It led to “the trial of the century”, or one of them, in the US. But it began, 100 years ago this week, with a random murder designed to be the perfect, unsolvable crime.
The perpetrators were two wealthy and highly intelligent Chicagoans who had fallen under the spell of philosopher Friedrich Nietzsche and considered themselves Übermenschen (“supermen”), above the rules that governed ordinary humans.
Child prodigies both, Nathan Leopold jnr and Richard Loeb had bonded and become lovers at the University of Chicago.
While there, they also dabbled in petty law-breaking, before graduating to the idea that they should kill somebody, for thrills and to prove a point.
On the afternoon of May 21st, 1924, they coaxed a 14-year-old neighbour, Bobby Franks, also from a wealthy family, into the passenger seat of their car.
One of the pair, probably Loeb, first knocked the boy unconscious from behind, then dragged him into the back seat and suffocated him while the other sat at the wheel.
After that, they drove the body to a quiet location in Indiana, Wolf Lake, and hid it in a culvert, first removing all clothes and disfiguring the boy’s features with hydrochloric acid.
They poured acid not just on his face but his genitals, because he had been circumcised, which was still unusual in the US then for someone who wasn’t Jewish and might have helped identify him.
Later, they contacted the Franks family seeking a ransom.
But this was just part of their plan to deflect investigators, while adding another layer of audacity to their crime.
Money was not a prime motivation – they had more than enough already – and anyway, the ransom plot was quickly abandoned when police found the body.
Leopold and Loeb acted nonchalant, meanwhile, joking with friends about the story. Asked by a reporter acquaintance to describe the 14-year-old, Loeb said: “If I were to murder anybody it would be just such a cocky little son of a bitch as Bobby Franks.”
But clever as they thought they were, the pair had made at least one stupid mistake. Police found a pair of glasses near the body, common in most respects except for an unusual hinge of which the opticians had sold only three in Chicago, one to Leopold.
The perfect crime unravelled in little more than a week. By the end of May, the two men had been arrested.
Both soon confessed, implicating each other as the main culprit.
Their prosecution was a career highlight for an Irish-American lawyer named Robert Emmet Crowe. As a judge, Crowe had several years earlier sentenced a Thomas Fitzgerald to death for child murder. Now he was state attorney for Cook County, Illinois.
In another sphere, vindicating his Christian names, he had also established himself as one of Chicago’s leading Irish republicans.
He was a regular feature in the “Kerry Chicago Notes” column of Tralee’s Liberator newspaper. Years later, after his retirement, the paper praised among other things the positive racial discrimination he had practiced in recruitment:
“He is worthy of the name he bears and has always been a consistent friend of Ireland ...]While in office he availed almost exclusively of Irish talent for his law enforcement work.”

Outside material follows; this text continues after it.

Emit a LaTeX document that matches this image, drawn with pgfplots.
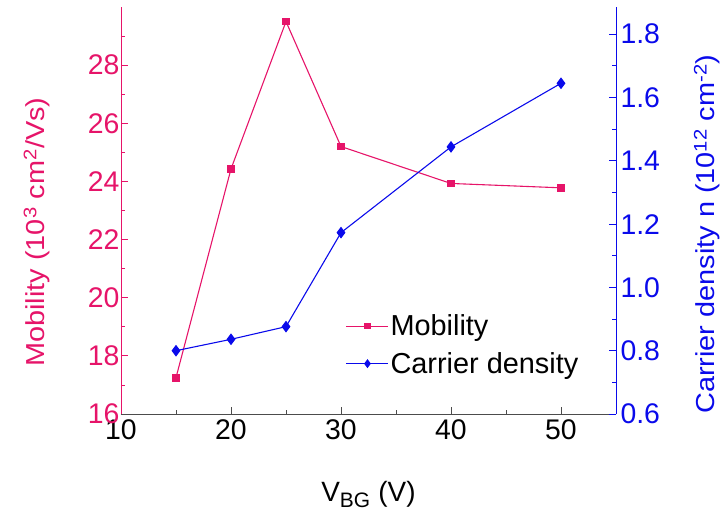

But in the Leopold and Loeb trial, Crowe was up against a doughty opponent, Clarence Darrow - soon to be more famous for defending a Tennessee school-teacher in the “Scopes Monkey Trial” – and lost.
Darrow considered it inevitable that his clients would be convicted so persuaded them to plead guilty and fought instead only to avoid the death penalty.
His arguments encompassed everything from parental neglect and a young Leopold’s alleged sexual abuse by a governess to the brutalising effect on society of the first World War. The strategy worked. His clients got life imprisonment.
Leopold survived to win parole and spend later years pursuing an earlier interest in ornithology.
For his co-conspirator, however, prison proved to be a deferred death sentence.
In 1936, a fellow inmate slashed Loeb’s throat in response to a claimed sexual advance. There are grounds to suspect the advance had been the other way round. But the notoriety of Loeb’s crime and widespread homophobia meant there was little sympathy.
The combination of his erudition and the presumed circumstances of death led to a notorious joke, usually attributed to another Irish Chicagoan, the journalist Ed Lahey.
For decades afterwards, it was local newspaper legend that, reporting the prison murder for the Chicago Daily News, Lahey had quipped of how Loeb, despite being a master of English, “today ended a sentence with a proposition”.
But when the writer John Aloysius Farrell (a biographer of Darrow among others) went looking for the original some years ago, it was nowhere to be found.
He concluded that the phantom quotation may have been just an oral tradition among pressmen, repeated until it became history. Either that or, if the words really had made a brief appearance in print, they had been quickly “killed” between editions by the editors.